### Records for processing
+--

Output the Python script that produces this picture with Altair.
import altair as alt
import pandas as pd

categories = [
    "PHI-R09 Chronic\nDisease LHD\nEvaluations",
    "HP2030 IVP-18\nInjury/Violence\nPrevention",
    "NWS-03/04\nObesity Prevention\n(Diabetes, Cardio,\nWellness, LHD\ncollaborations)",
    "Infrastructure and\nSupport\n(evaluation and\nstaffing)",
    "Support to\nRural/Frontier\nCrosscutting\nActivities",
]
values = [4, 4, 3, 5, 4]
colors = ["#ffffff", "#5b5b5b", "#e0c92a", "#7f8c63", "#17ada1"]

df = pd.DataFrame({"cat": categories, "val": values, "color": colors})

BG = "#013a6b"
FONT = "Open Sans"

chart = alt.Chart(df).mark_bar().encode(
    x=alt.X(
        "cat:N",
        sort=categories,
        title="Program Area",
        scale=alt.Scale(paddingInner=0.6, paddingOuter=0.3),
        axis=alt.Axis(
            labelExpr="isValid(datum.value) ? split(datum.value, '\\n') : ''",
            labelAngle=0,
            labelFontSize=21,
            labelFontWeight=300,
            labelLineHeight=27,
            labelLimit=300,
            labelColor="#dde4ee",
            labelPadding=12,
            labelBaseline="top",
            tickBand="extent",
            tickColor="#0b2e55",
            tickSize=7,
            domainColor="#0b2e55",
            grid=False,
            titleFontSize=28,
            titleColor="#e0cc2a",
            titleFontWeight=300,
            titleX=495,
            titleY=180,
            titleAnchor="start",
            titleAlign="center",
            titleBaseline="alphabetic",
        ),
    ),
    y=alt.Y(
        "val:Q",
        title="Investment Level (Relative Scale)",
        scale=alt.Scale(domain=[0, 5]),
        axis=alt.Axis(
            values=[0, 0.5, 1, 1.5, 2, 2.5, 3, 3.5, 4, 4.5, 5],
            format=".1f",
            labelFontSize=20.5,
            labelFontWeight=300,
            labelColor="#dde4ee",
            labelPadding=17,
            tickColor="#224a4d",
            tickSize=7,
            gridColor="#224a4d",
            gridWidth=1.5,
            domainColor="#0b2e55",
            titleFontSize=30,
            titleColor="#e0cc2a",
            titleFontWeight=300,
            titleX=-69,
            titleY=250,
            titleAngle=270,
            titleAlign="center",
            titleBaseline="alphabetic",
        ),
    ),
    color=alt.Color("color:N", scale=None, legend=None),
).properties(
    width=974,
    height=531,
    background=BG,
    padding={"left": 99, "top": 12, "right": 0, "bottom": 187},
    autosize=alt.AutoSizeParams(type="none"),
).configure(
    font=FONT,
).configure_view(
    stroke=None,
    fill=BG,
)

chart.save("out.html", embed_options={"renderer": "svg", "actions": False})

+--

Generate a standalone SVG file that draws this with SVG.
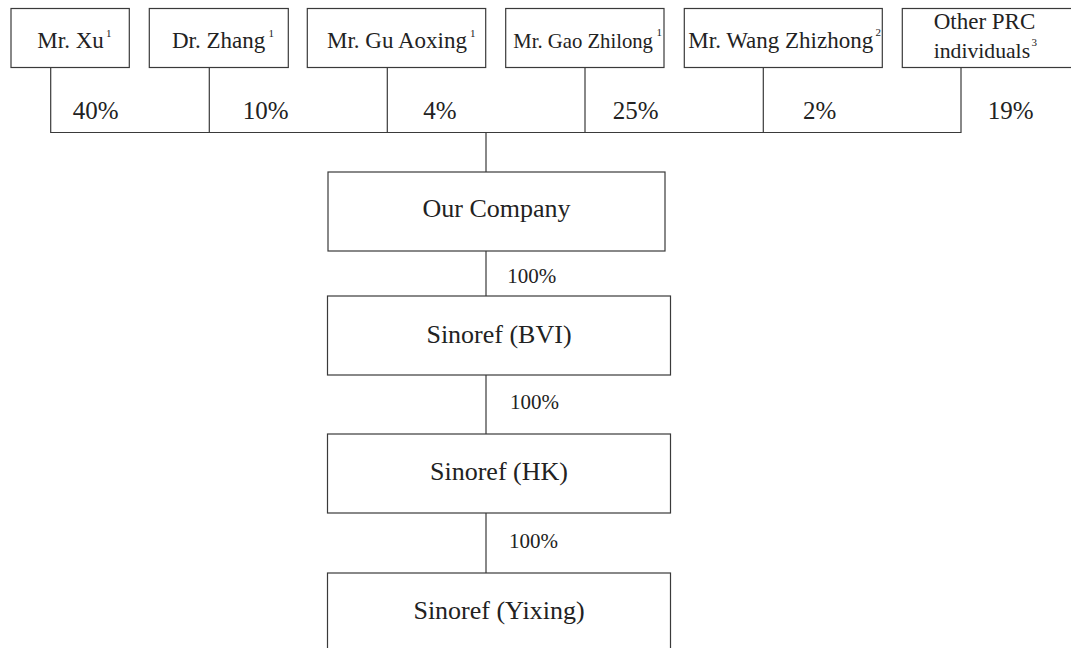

+--

### Exercise brief
Quote nothing but the lines that run from the line containing "Output the Python" through the line containing "import pandas as pd", keeping both of them word for word.

### Answer in full
Output the Python script that produces this picture with Altair.
import altair as alt
import pandas as pd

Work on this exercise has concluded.